WORK TO BE COMPLETED: Copy each line of the data below with the word "page".

================================

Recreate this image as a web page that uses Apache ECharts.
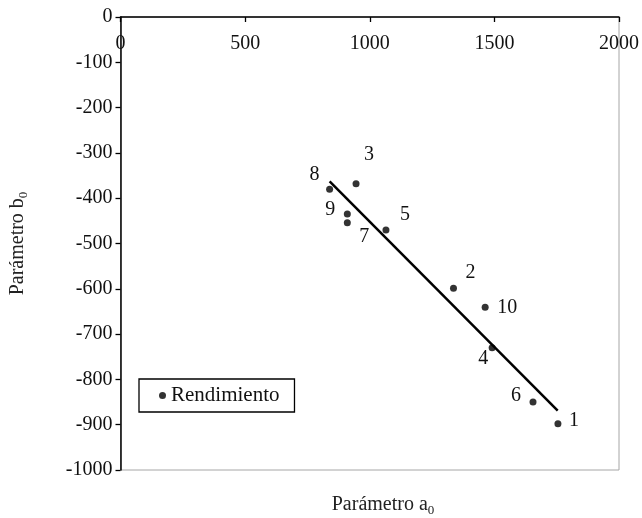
<!DOCTYPE html>
<html>
<head>
<meta charset="utf-8">
<script src="https://cdn.jsdelivr.net/npm/echarts@6/dist/echarts.min.js"></script>
<style>html,body{margin:0;padding:0;background:#fff}#c{width:642px;height:518px}</style>
</head>
<body>
<div id="c"></div>
<script>
// Data
const pointLabels = ['1','2','3','4','5','6','7','8','9','10'];
const a0Values = [1755, 1336, 945, 1491, 1065, 1655, 910, 839, 910, 1463];
const b0Values = [-898, -599, -368, -730, -470, -850, -454, -380, -435, -641];
const trendA0 = [839, 1754];
const trendB0 = [-363, -869];
const xTicks = [0, 500, 1000, 1500, 2000];
const yTicks = [0, -100, -200, -300, -400, -500, -600, -700, -800, -900, -1000];

// label placement (styling)
const labelOffsets = {
  '1': [16, -3], '2': [17, -16], '3': [13, -29], '4': [-9, 11], '5': [19, -15],
  '6': [-17, -6], '7': [17, 14], '8': [-15, -14], '9': [-17, -4], '10': [22, 0]
};

const FONT = 'Liberation Serif';
const chart = echarts.init(document.getElementById('c'));

const scatterData = pointLabels.map((n, i) => ({
  value: [a0Values[i], b0Values[i]],
  name: n,
  label: { offset: labelOffsets[n] }
}));

chart.setOption({
  animation: false,
  grid: { left: 118, right: 22, top: 17, bottom: 48, show: true, borderColor: '#a6a6a6', borderWidth: 1 },
  title: {
    text: 'Parámetro a{s|0}',
    left: 378, top: 487, textAlign: 'center',
    textStyle: {
      fontFamily: FONT, fontSize: 20, fontWeight: 'normal', color: '#222',
      rich: { s: { fontFamily: FONT, fontSize: 13, color: '#222', verticalAlign: 'bottom', padding: [12, 0, 0, 0] } }
    }
  },
  legend: {
    left: 139, top: 379,
    data: [{ name: 'Rendimiento', icon: 'circle' }],
    itemWidth: 7, itemHeight: 7, itemGap: 7,
    padding: [6, 15, 6, 20],
    borderColor: '#000', borderWidth: 1.3, backgroundColor: '#fff',
    textStyle: { fontFamily: FONT, fontSize: 21, color: '#111' }
  },
  xAxis: {
    type: 'value', position: 'top', min: 0, max: 2000, interval: 500,
    axisLine: { show: true, onZero: false, lineStyle: { color: '#000', width: 1.5 } },
    axisTick: { show: true, inside: true, length: 5, lineStyle: { color: '#000', width: 1.3 } },
    axisLabel: { inside: true, margin: 17, fontFamily: FONT, fontSize: 20, color: '#111',
      formatter: v => xTicks.includes(v) ? String(v) : '' },
    splitLine: { show: false }
  },
  yAxis: {
    type: 'value', min: -1000, max: 0, interval: 100,
    name: 'Parámetro b{s|0}', nameLocation: 'middle', nameRotate: 90, nameGap: 90,
    nameTextStyle: { fontFamily: FONT, fontSize: 20, color: '#222',
      rich: { s: { fontFamily: FONT, fontSize: 13, color: '#222', verticalAlign: 'bottom', padding: [12, 0, 0, 0] } } },
    axisLine: { show: true, onZero: false, lineStyle: { color: '#000', width: 1.5 } },
    axisTick: { show: true, inside: false, length: 5, lineStyle: { color: '#000', width: 1.3 } },
    axisLabel: { margin: 8, fontFamily: FONT, fontSize: 20, color: '#111',
      formatter: v => yTicks.includes(v) ? String(v) : '' },
    splitLine: { show: false }
  },
  series: [
    {
      name: 'trend', type: 'line',
      data: trendA0.map((x, i) => [x, trendB0[i]]),
      symbol: 'none', lineStyle: { color: '#000', width: 2.5 }, z: 2, silent: true
    },
    {
      name: 'Rendimiento', type: 'scatter',
      data: scatterData,
      symbol: 'circle', symbolSize: 7,
      itemStyle: { color: '#000' },
      label: { show: true, position: 'inside', formatter: p => p.name,
        fontFamily: FONT, fontSize: 20, color: '#111', textBorderWidth: 0, opacity: 1 },
      z: 3
    }
  ]
});
</script>
</body>
</html>
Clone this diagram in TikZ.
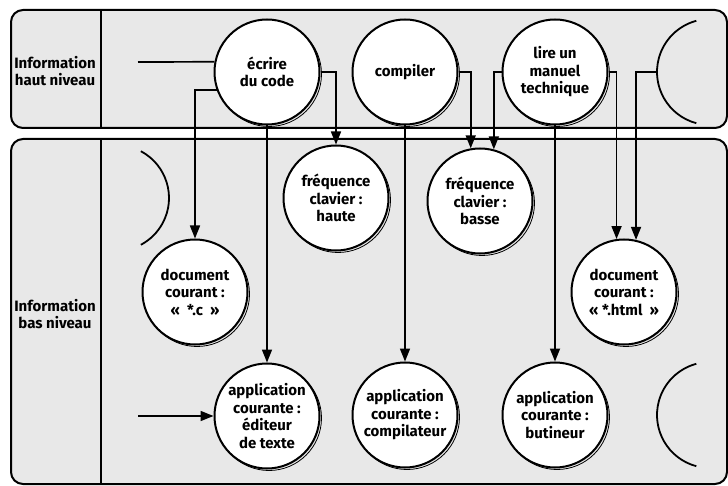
\documentclass[tikz,border=0pt]{standalone}
\usepackage{fontspec}
\setmainfont{Fira Sans}
\usetikzlibrary{arrows.meta}
\begin{document}
\begin{tikzpicture}[x=1pt,y=-1pt,>={Triangle[length=13pt,width=10pt]},font=\bfseries\fontsize{15}{17.5}\selectfont]
        \tikzstyle{state}=[circle,draw=black,line width=2pt,fill=white,minimum size=105pt,inner sep=0pt,align=center,
                preaction={draw,line width=0.8pt,transform canvas={shift={(2pt,-2pt)}}}]
        \tikzstyle{band}=[draw=black,line width=2pt,fill=black!9,rounded corners=12pt]
        \tikzstyle{edge}=[draw,line width=1.7pt]
        \tikzstyle{part}=[draw,line width=1.8pt]
        \useasboundingbox (0,0) rectangle (728,486);
        % the two levels
        \path[band] (11,10) rectangle (727,128);
        \path[band] (11,139) rectangle (727,484);
        \draw[line width=1.8pt] (101,10) -- (101,128);
        \draw[line width=1.8pt] (101,139) -- (101,484);
        \node[align=center] (haut) at (55,71) {Information\\haut niveau};
        \node[align=center] (bas) at (55,314) {Information\\bas niveau};

        % high level
        \node [state] (ecrire) at (267,72) {écrire\\du code};
        \node [state] (compiler) at (405,72) {compiler};
        \node [state] (lire) at (555,72) {lire un\\manuel\\technique};
        \draw[part] (710,72) ++(105:53) arc (105:255:53);
        \coordinate (rtop) at (657,72);
        \coordinate (intop) at (138,62);

        % low level
        \draw[part] (116,198) ++(-62:53) arc (-62:62:53);
        \node [state] (hau) at (336,198) {fréquence\\clavier~:\\haute};
        \node [state] (basse) at (480,201) {fréquence\\clavier~:\\basse};
        \node [state] (docc) at (195,292) {document\\courant~:\\«~~*.c~~»};
        \node [state] (html) at (624,292) {document\\courant~:\\«~*.html~~»};
        \node [state] (edit) at (267,416) {application\\courante~:\\éditeur\\de texte};
        \node [state] (compil) at (405,415) {application\\courante~:\\compilateur};
        \node [state] (butin) at (555,415) {application\\courante~:\\butineur};
        \draw[part] (710,415) ++(105:53) arc (105:255:53);
        \coordinate (inbot) at (138,416);

        \path[edge] (intop) -- (ecrire.169);
        \path[edge,->] (ecrire.200) -| (docc);
        \path[edge,->] (ecrire.east) -| (hau);
        \path[edge,->] (ecrire) -- (edit);
        \path[edge,->] (compiler.east) -| (basse.100);
        \path[edge,->] (compiler) -- (compil);
        \path[edge,->] (lire.west) -| (basse.75);
        \path[edge,->] (lire) -- (butin);
        \path[edge,->] (lire.east) -| (html.98);
        \path[edge,->] (rtop) -| (html.77);
        \path[edge,->] (inbot) -- (edit);
\end{tikzpicture}
\end{document}
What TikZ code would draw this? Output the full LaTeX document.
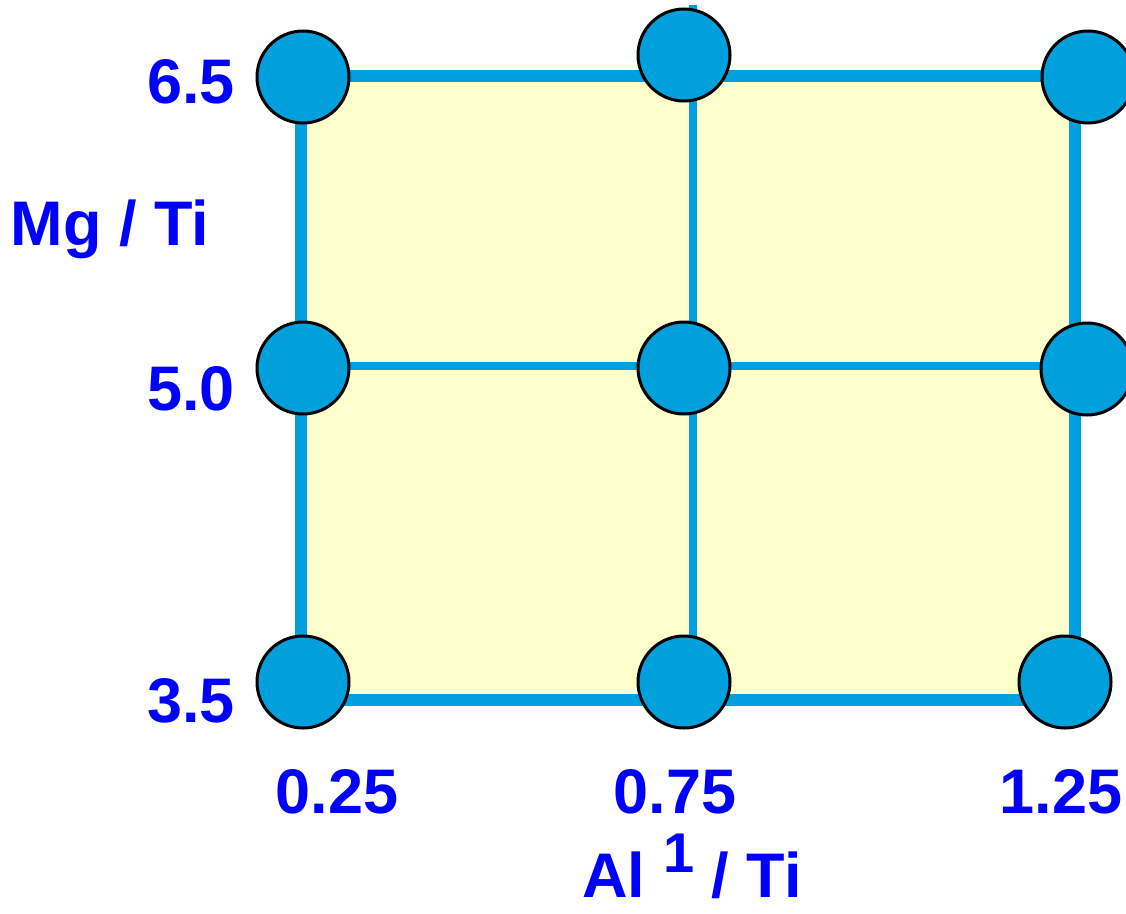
\documentclass[tikz,border=0pt]{standalone}
\usepackage{fontspec}
\setmainfont{Liberation Sans}
\definecolor{gridLine}{HTML}{009FDF}
\definecolor{gridFill}{HTML}{FFFFCC}
\definecolor{dotFill}{HTML}{00A0DC}
\definecolor{labelBlue}{HTML}{0000FF}

\begin{document}
\begin{tikzpicture}[x=1pt, y=-1pt,
  dot/.style={circle, draw=black, line width=3pt, fill=dotFill, minimum size=92pt, inner sep=0pt},
  lbl/.style={text=labelBlue, font=\bfseries\fontsize{63}{70}\selectfont, anchor=base, inner sep=0pt}]
  \useasboundingbox (0,0) rectangle (1126,913);
  % grid corners
  \coordinate (G00) at (301,76);   \coordinate (G10) at (693,76);   \coordinate (G20) at (1075,76);
  \coordinate (G01) at (301,366);  \coordinate (G21) at (1075,366);
  \coordinate (G02) at (301,700);  \coordinate (G12) at (693,700);  \coordinate (G22) at (1075,700);
  \coordinate (Gtop) at (693,5);
  \fill[gridFill] (G00) rectangle (G22);
  \draw[gridLine, line width=8pt] (Gtop) -- (G12);
  \draw[gridLine, line width=8pt] (G01) -- (G21);
  \draw[gridLine, line width=12pt] (G00) rectangle (G22);
  % design points
  \node[dot] (A) at (303,77) {};
  \node[dot] (B) at (684,55) {};
  \node[dot] (C) at (1088,77) {};
  \node[dot] (D) at (303,368) {};
  \node[dot] (E) at (684,368) {};
  \node[dot] (F) at (1087,369) {};
  \node[dot] (G) at (303,682) {};
  \node[dot] (H) at (684,682) {};
  \node[dot] (I) at (1065,682) {};
  % axis labels
  \node[lbl] (y65) at (191,103) {6.5};
  \node[lbl] (y50) at (191,410) {5.0};
  \node[lbl] (y35) at (191,722) {3.5};
  \node[lbl] (ytitle) at (110,245) {Mg / Ti};
  \node[lbl] (x025) at (337,813) {0.25};
  \node[lbl] (x075) at (675,813) {0.75};
  \node[lbl] (x125) at (1061,813) {1.25};
  \node[lbl, text depth=0pt] (xtitle) at (692,897) {Al \raisebox{25pt}{\fontsize{56}{60}\selectfont 1} / Ti};
\end{tikzpicture}
\end{document}
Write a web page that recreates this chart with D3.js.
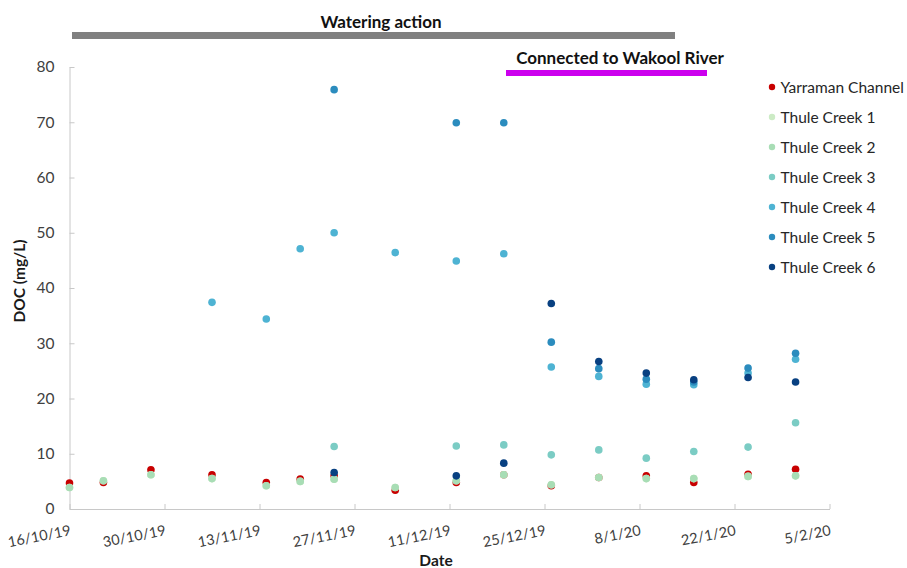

================================

SOLUTION:
Recreate this image as a web page that uses Apache ECharts.
Write a web page that recreates this chart with D3.js.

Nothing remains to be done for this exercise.